Из нерабочих хобби, пожалуй, это прогулки по Петербургу и дачные, точнее сказать, деревенские досуги. У нас есть дом в деревне в Тверской области, так сказать, малая родина, мой дедушка был оттуда родом, а потом, в моем детстве, купил там участок, я там бывала каждое лето, начиная с 1988 года. Многие коллеги говорят, что в сложные времена хочется возделывать свой сад в самом прямом смысле, потому что взращивание, культивирование сада, огорода, чего угодно — позволяет видеть быстрый и ощутимый результат. По терапевтическому эффекту это чем-то похоже на преподавание. Ты видишь, что сначала была неухоженная земля или молодой побег, ты что-то сделал, и вот что-то растет, цветёт, плодоносит. У Баратынского об этом ощущении довольно точно говорится в стихотворении, известном под заглавием «На посев леса».

Набережная лейтенанта Шмидта

К слову о прогулках по Петербургу — какие ваши любимые места в северной столице?
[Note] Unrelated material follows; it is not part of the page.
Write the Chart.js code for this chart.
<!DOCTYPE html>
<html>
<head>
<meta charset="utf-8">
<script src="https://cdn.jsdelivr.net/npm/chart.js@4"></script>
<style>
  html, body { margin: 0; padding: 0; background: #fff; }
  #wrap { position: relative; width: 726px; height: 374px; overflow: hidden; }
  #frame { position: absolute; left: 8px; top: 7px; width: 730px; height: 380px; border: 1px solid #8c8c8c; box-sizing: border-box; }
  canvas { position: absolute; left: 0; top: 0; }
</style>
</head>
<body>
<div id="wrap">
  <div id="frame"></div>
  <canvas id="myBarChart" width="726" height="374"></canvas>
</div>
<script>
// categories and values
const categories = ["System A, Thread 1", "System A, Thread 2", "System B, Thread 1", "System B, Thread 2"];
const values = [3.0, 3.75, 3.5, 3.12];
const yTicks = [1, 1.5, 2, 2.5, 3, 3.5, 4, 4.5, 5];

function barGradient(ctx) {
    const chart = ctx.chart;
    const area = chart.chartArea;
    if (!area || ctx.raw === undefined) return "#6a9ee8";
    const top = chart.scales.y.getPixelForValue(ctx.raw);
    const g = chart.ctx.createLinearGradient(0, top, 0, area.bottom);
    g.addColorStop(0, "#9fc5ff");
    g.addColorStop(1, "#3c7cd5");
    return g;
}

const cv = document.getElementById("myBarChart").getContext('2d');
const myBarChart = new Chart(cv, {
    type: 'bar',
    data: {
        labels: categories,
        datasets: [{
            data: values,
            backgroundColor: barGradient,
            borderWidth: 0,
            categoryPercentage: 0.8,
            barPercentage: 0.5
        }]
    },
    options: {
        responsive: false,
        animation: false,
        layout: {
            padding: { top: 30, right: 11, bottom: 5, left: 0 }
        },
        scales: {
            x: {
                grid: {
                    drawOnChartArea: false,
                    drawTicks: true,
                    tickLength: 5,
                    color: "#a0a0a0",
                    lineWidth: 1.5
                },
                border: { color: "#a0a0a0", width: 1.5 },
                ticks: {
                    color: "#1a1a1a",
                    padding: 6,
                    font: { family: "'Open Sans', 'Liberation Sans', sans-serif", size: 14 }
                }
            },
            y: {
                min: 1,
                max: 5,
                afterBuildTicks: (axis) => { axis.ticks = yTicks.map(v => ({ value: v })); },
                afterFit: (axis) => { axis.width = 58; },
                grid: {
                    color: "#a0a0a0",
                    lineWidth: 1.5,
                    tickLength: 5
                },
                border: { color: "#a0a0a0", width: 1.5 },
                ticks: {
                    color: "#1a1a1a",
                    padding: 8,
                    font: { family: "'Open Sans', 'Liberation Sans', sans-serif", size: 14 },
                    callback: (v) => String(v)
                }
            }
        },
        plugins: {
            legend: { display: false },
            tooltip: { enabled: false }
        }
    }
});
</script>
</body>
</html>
В последние годы я полюбила Васильевский остров, где мы теперь живем, район дальней невской набережной и гавани. Сразу после окончания аспирантуры я тоже жила два с половиной года в Петербурге, начав работать в Пушкинском Доме, — это тоже было на Васильевском острове, но в другой части. Я снимала квартиру, окна которой выходили на Смоленское кладбище. Это было веселое время, когда все еще доучивались или только начинали работать, у меня в этой квартире постоянно кто-то останавливался проездом из Москвы, Тарту, Таллинна, и все, конечно, пытались разглядеть кладбище из окна, чтобы проникнуться мрачным петербургским духом. Зимой это можно было сделать, а вот летом затруднительно. «У тебя там прекрасный парчок под окном», — говорила моя подруга Нина. Но я сама не слишком этими пейзажами прониклась.

А вот сейчас гулять по Васильевскому острову вдоль Невы я очень люблю, от ледокола «Красин», который стоит уже в устье, около Горного института, до Благовещенского моста — это очень приятный маршрут, благо теперь есть станция метро «Горный институт», теперь можно туда доехать и из других частей города. Еще одно наше с мужем любимое место — Елагин остров, прекрасный старинный парк, с красивым дворцом (туда бывают отличные интерьерные экскурсии!), с сиренями, тюльпанами, уточками, белочками и ёжиками, которые выходят по вечерам. Это совсем не «Петербург Достоевского» и не имперский Петербург, давящий на тебя на стрелке Васильевского острова, — от них, особенно в последнее время, хочется сильнее дистанцироваться. 

Чай или кофе?

Безусловно, чай. В близком мне сравнении Москвы и Петербурга чай, конечно, истинно московский напиток и ритуал. Для меня чай — дефолтный напиток, «выпить чайку» я могу в любой момент. Мои петербургские знакомые, помню, удивлялись этому чаелюбию. 

Алина Сергеевна и петербургские дворовые котики

Кошка или собака?

Кошка. У меня, впрочем, никогда не было дома ни кошки, ни собаки (родители все годы отговаривались папиной аллергией, и моей сестре удалось завести только черепашек). Но вот в Петербурге у нас во дворе живет какое-то бессчетное количество черно-белых кошек, у них есть свой домик и часть подвала, их кормят все соседи, и мы тоже с удовольствием участвуем и  наблюдаем из окна за увлекательной кошачьей жизнью. Если верить популярному мему про то, что «Петербург — город любви и котиков», можно сказать, что любовь к кошкам приближает меня к петербуржцам.

Пастернак или Мандельштам?

Тут вот не могу выбрать. Оба нравятся. Мандельштам — это мой «детский» поэт, если можно так сказать. В моем детстве, т.е. в самом конце 1980-х — начале 1990-х гг. Мандельштама стали наконец издавать, и моя бабушка, филолог и очень литературный человек, эти издания с удовольствием покупала, читала эти стихи мне — и мы с ней их вместе учили: «На бледно-голубой эмали…», «Бессонница. Гомер. Тугие паруса…». Однажды в разновозрастной филологической компании зашла речь о том, кто в каком возрасте впервые прочел Мандельштама, — и мой рассказ про Мандельштама как детское поэтическое впечатление, помню, вызвал изрядное недоумение у старших коллег.

Пастернака я прочитала, когда его обычно читают — в старшей школе. Помню, как читала перед 11-м классом «Доктора Живаго» летом, в деревне, в бабушкиных вырезках из «Нового мира». Тогда и роман, и стихи очень тоже резонировали с юношескими впечатлениями, и в студенческие годы мне все это тоже нравилось (помню, специально ходила на какой-то курс Константина Михайловича Поливанова в РГГУ), а сейчас несколько меньше. Но для меня они равно важные авторы, и очень, конечно, важны исследования о них. На филологических работах о текстах Мандельштама и Пастернака хорошо учиться читать и анализировать модернистскую поэтику.